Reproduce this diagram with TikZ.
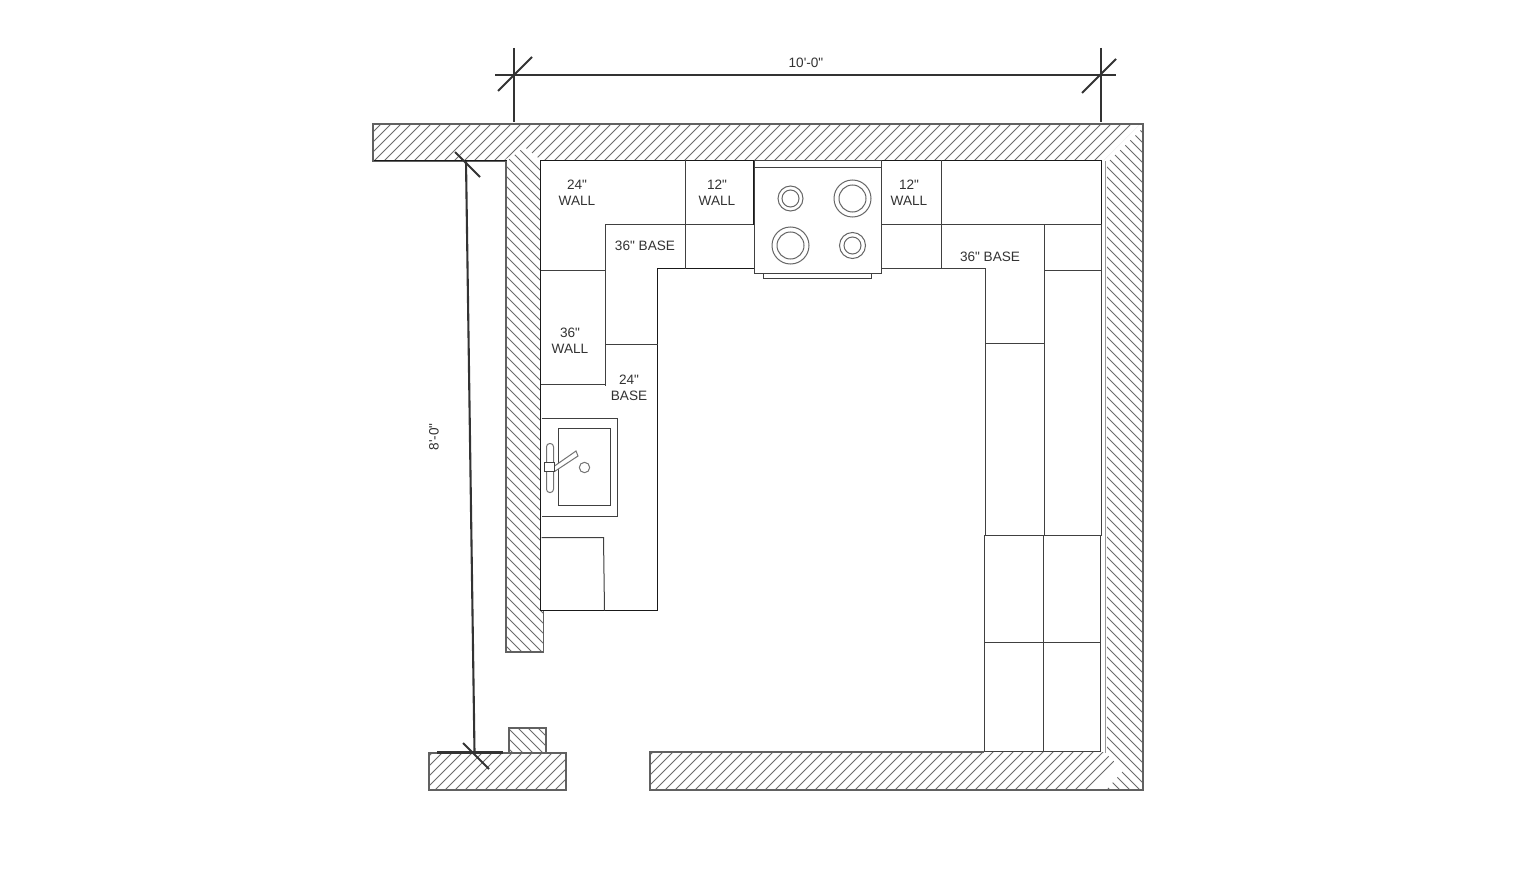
\documentclass[tikz,border=0pt]{standalone}
\usepackage{fontspec}
\newfontfamily\lblfont{Liberation Sans}
\tikzset{
  px/.style={x=0.5pt,y=-0.5pt},
  crisp/.style={xshift=0.25pt,yshift=-0.25pt},
  wall/.style={draw=black!62,line width=0.7pt},
  hatchline/.style={draw=black!58,line width=0.38pt},
  cab/.style={draw=black!75,line width=0.5pt},
  cabdark/.style={draw=black!90,line width=0.5pt},
  dim/.style={draw=black!80,line width=1.05pt},
  lbl/.style={font=\lblfont\fontsize{6.8pt}{8.1pt}\selectfont,text=black!80,align=center,inner sep=0pt},
}
% / hatch (x+y = const), \ hatch (x-y = const)
\newcommand{\hatchF}[2]{\begin{scope}\clip #1;
  \foreach \i in {0,...,200}{\pgfmathtruncatemacro\cc{#2+10*\i}\draw[hatchline] (\cc,0)--(0,\cc);}
  \end{scope}}
\newcommand{\hatchB}[2]{\begin{scope}\clip #1;
  \foreach \i in {0,...,200}{\pgfmathtruncatemacro\cc{#2+10*\i}\draw[hatchline] (\cc,0)--(\cc+1000,1000);}
  \end{scope}}
\begin{document}
\begin{tikzpicture}[px]
\useasboundingbox (0,0) rectangle (1516,872);
\fill[white] (0,0) rectangle (1516,872);
% hatching
\hatchF{(373,124)--(1140,124)--(1104,160)--(541,160)--(522,145)--(505,160)--(373,160)--cycle}{505}
\hatchB{(507,161)--(522,149)--(540,163)--(540,611)--(543,611)--(543,652)--(507,652)--cycle}{-400}
\hatchB{(1107,163)--(1143,128)--(1143,790)--(1106,790)--(1124,770)--(1107,752)--cycle}{-200}
\hatchF{(650,752)--(1104,752)--(1118,765)--(1094,790)--(650,790)--cycle}{1005}
\hatchF{(429,753)--(566,753)--(566,790)--(429,790)--cycle}{905}
\hatchB{(509,728)--(546,728)--(546,753)--(509,753)--cycle}{-300}
% wall outlines
\draw[wall] (506,161)--(373,161)--(373,124)--(1143,124)--(1143,790)--(650,790)--(650,752)--(984,752);
\draw[wall] (506,161)--(506,652)--(543.5,652)--(543.5,611);
\draw[wall] (429,753)--(566,753)--(566,790)--(429,790)--cycle;
\draw[wall] (509,753)--(509,728)--(546,728)--(546,753);
\begin{scope}[crisp]
\draw[cab,draw=black!40] (1105,161)--(1105,752);
% counters
\draw[cabdark] (540,160)--(540,610)--(657,610)--(657,268)--(754,268);
\draw[cabdark] (540,160)--(1101,160)--(1101,224);
\draw[cabdark] (373,160)--(506,160);
\draw[cab] (1101,224)--(1101,535);
\draw[cab] (605,385)--(605,224)--(754,224);
\draw[cab] (540,270)--(605,270);
\draw[cab] (540,384)--(605,384);
\draw[cab] (605,344)--(657,344);
\draw[cab] (685,160)--(685,268);
\draw[cabdark] (753,160)--(753,224);
% right run
\draw[cab] (881,224)--(1101,224);
\draw[cab] (881,268)--(985,268)--(985,535);
\draw[cab] (941,160)--(941,268);
\draw[cab] (1044,224)--(1044,535);
\draw[cab] (1044,270)--(1101,270);
\draw[cab] (985,343)--(1044,343);
\draw[cab] (984,535)--(1100,535)--(1100,751)--(984,751)--cycle;
\draw[cab] (1043,535)--(1043,751);
\draw[cab] (984,642)--(1100,642);
% stove
\draw[cab,fill=white] (754,160) rectangle (881,273);
\draw[cab] (754,167)--(881,167);
\draw[cab] (763,273)--(763,278)--(871,278)--(871,273);
\foreach \n/\cx/\cy/\ra/\rb in {a/790/198/12.5/8.5,b/852/198/18.5/13.5,c/790/245/18.5/13.5,d/852/245/13/8.5}{
  \draw[cab,draw=black!60] (\cx,\cy) circle[radius=\ra*0.5pt];
  \draw[cab,draw=black!60] (\cx,\cy) circle[radius=\rb*0.5pt];
}
% sink
\draw[cab] (541,418)--(617,418)--(617,516)--(541,516);
\draw[cab] (558,428) rectangle (610,505);
\draw[cab,draw=black!55,fill=white,rounded corners=1.6pt] (546,443) rectangle (553,492);
\draw[cab,draw=black!55,fill=white,line cap=round] (554,465.5)--(575.5,450.5)--(577.5,455.5)--(554,471);
\draw[cab,fill=white] (544,462) rectangle (554,471);
\draw[cab,draw=black!55] (584,467) circle[radius=2.6pt];
% box
\draw[cab] (541,537)--(603,537)--(604,610);
\end{scope}
% dimensions
\draw[dim] (495,75)--(1116,75);
\draw[dim] (514,48)--(514,122);
\draw[dim] (1101,48)--(1101,122);
\draw[dim] (498,91)--(532,57);
\draw[dim] (1082,93)--(1116,59);
\draw[dim] (466,161)--(474.5,752);
\draw[dim] (455,152)--(480,177);
\draw[dim] (463,743)--(489,769);
\draw[dim] (437,752.5)--(503,752.5);
% labels
\node[lbl] (t1) at (806,63) {10'-0"};
\node[lbl,rotate=90] (t2) at (434,437) {8'-0"};
\node[lbl] (t3) at (577,193) {24"\\WALL};
\node[lbl] (t4) at (717,193) {12"\\WALL};
\node[lbl] (t5) at (909,193) {12"\\WALL};
\node[lbl] (t6) at (645,246) {36" BASE};
\node[lbl] (t7) at (990,257) {36" BASE};
\node[lbl] (t8) at (570,341) {36"\\WALL};
\node[lbl] (t9) at (629,388) {24"\\BASE};
\end{tikzpicture}
\end{document}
..............................
Aim: Leave out the pictures and retype every line above exactly.

Answer to the problem:
Reproduce this diagram with TikZ.
\documentclass[tikz,border=0pt]{standalone}
\usepackage{fontspec}
\newfontfamily\lblfont{Liberation Sans}
\tikzset{
  px/.style={x=0.5pt,y=-0.5pt},
  crisp/.style={xshift=0.25pt,yshift=-0.25pt},
  wall/.style={draw=black!62,line width=0.7pt},
  hatchline/.style={draw=black!58,line width=0.38pt},
  cab/.style={draw=black!75,line width=0.5pt},
  cabdark/.style={draw=black!90,line width=0.5pt},
  dim/.style={draw=black!80,line width=1.05pt},
  lbl/.style={font=\lblfont\fontsize{6.8pt}{8.1pt}\selectfont,text=black!80,align=center,inner sep=0pt},
}
% / hatch (x+y = const), \ hatch (x-y = const)
\newcommand{\hatchF}[2]{\begin{scope}\clip #1;
  \foreach \i in {0,...,200}{\pgfmathtruncatemacro\cc{#2+10*\i}\draw[hatchline] (\cc,0)--(0,\cc);}
  \end{scope}}
\newcommand{\hatchB}[2]{\begin{scope}\clip #1;
  \foreach \i in {0,...,200}{\pgfmathtruncatemacro\cc{#2+10*\i}\draw[hatchline] (\cc,0)--(\cc+1000,1000);}
  \end{scope}}
\begin{document}
\begin{tikzpicture}[px]
\useasboundingbox (0,0) rectangle (1516,872);
\fill[white] (0,0) rectangle (1516,872);
% hatching
\hatchF{(373,124)--(1140,124)--(1104,160)--(541,160)--(522,145)--(505,160)--(373,160)--cycle}{505}
\hatchB{(507,161)--(522,149)--(540,163)--(540,611)--(543,611)--(543,652)--(507,652)--cycle}{-400}
\hatchB{(1107,163)--(1143,128)--(1143,790)--(1106,790)--(1124,770)--(1107,752)--cycle}{-200}
\hatchF{(650,752)--(1104,752)--(1118,765)--(1094,790)--(650,790)--cycle}{1005}
\hatchF{(429,753)--(566,753)--(566,790)--(429,790)--cycle}{905}
\hatchB{(509,728)--(546,728)--(546,753)--(509,753)--cycle}{-300}
% wall outlines
\draw[wall] (506,161)--(373,161)--(373,124)--(1143,124)--(1143,790)--(650,790)--(650,752)--(984,752);
\draw[wall] (506,161)--(506,652)--(543.5,652)--(543.5,611);
\draw[wall] (429,753)--(566,753)--(566,790)--(429,790)--cycle;
\draw[wall] (509,753)--(509,728)--(546,728)--(546,753);
\begin{scope}[crisp]
\draw[cab,draw=black!40] (1105,161)--(1105,752);
% counters
\draw[cabdark] (540,160)--(540,610)--(657,610)--(657,268)--(754,268);
\draw[cabdark] (540,160)--(1101,160)--(1101,224);
\draw[cabdark] (373,160)--(506,160);
\draw[cab] (1101,224)--(1101,535);
\draw[cab] (605,385)--(605,224)--(754,224);
\draw[cab] (540,270)--(605,270);
\draw[cab] (540,384)--(605,384);
\draw[cab] (605,344)--(657,344);
\draw[cab] (685,160)--(685,268);
\draw[cabdark] (753,160)--(753,224);
% right run
\draw[cab] (881,224)--(1101,224);
\draw[cab] (881,268)--(985,268)--(985,535);
\draw[cab] (941,160)--(941,268);
\draw[cab] (1044,224)--(1044,535);
\draw[cab] (1044,270)--(1101,270);
\draw[cab] (985,343)--(1044,343);
\draw[cab] (984,535)--(1100,535)--(1100,751)--(984,751)--cycle;
\draw[cab] (1043,535)--(1043,751);
\draw[cab] (984,642)--(1100,642);
% stove
\draw[cab,fill=white] (754,160) rectangle (881,273);
\draw[cab] (754,167)--(881,167);
\draw[cab] (763,273)--(763,278)--(871,278)--(871,273);
\foreach \n/\cx/\cy/\ra/\rb in {a/790/198/12.5/8.5,b/852/198/18.5/13.5,c/790/245/18.5/13.5,d/852/245/13/8.5}{
  \draw[cab,draw=black!60] (\cx,\cy) circle[radius=\ra*0.5pt];
  \draw[cab,draw=black!60] (\cx,\cy) circle[radius=\rb*0.5pt];
}
% sink
\draw[cab] (541,418)--(617,418)--(617,516)--(541,516);
\draw[cab] (558,428) rectangle (610,505);
\draw[cab,draw=black!55,fill=white,rounded corners=1.6pt] (546,443) rectangle (553,492);
\draw[cab,draw=black!55,fill=white,line cap=round] (554,465.5)--(575.5,450.5)--(577.5,455.5)--(554,471);
\draw[cab,fill=white] (544,462) rectangle (554,471);
\draw[cab,draw=black!55] (584,467) circle[radius=2.6pt];
% box
\draw[cab] (541,537)--(603,537)--(604,610);
\end{scope}
% dimensions
\draw[dim] (495,75)--(1116,75);
\draw[dim] (514,48)--(514,122);
\draw[dim] (1101,48)--(1101,122);
\draw[dim] (498,91)--(532,57);
\draw[dim] (1082,93)--(1116,59);
\draw[dim] (466,161)--(474.5,752);
\draw[dim] (455,152)--(480,177);
\draw[dim] (463,743)--(489,769);
\draw[dim] (437,752.5)--(503,752.5);
% labels
\node[lbl] (t1) at (806,63) {10'-0"};
\node[lbl,rotate=90] (t2) at (434,437) {8'-0"};
\node[lbl] (t3) at (577,193) {24"\\WALL};
\node[lbl] (t4) at (717,193) {12"\\WALL};
\node[lbl] (t5) at (909,193) {12"\\WALL};
\node[lbl] (t6) at (645,246) {36" BASE};
\node[lbl] (t7) at (990,257) {36" BASE};
\node[lbl] (t8) at (570,341) {36"\\WALL};
\node[lbl] (t9) at (629,388) {24"\\BASE};
\end{tikzpicture}
\end{document}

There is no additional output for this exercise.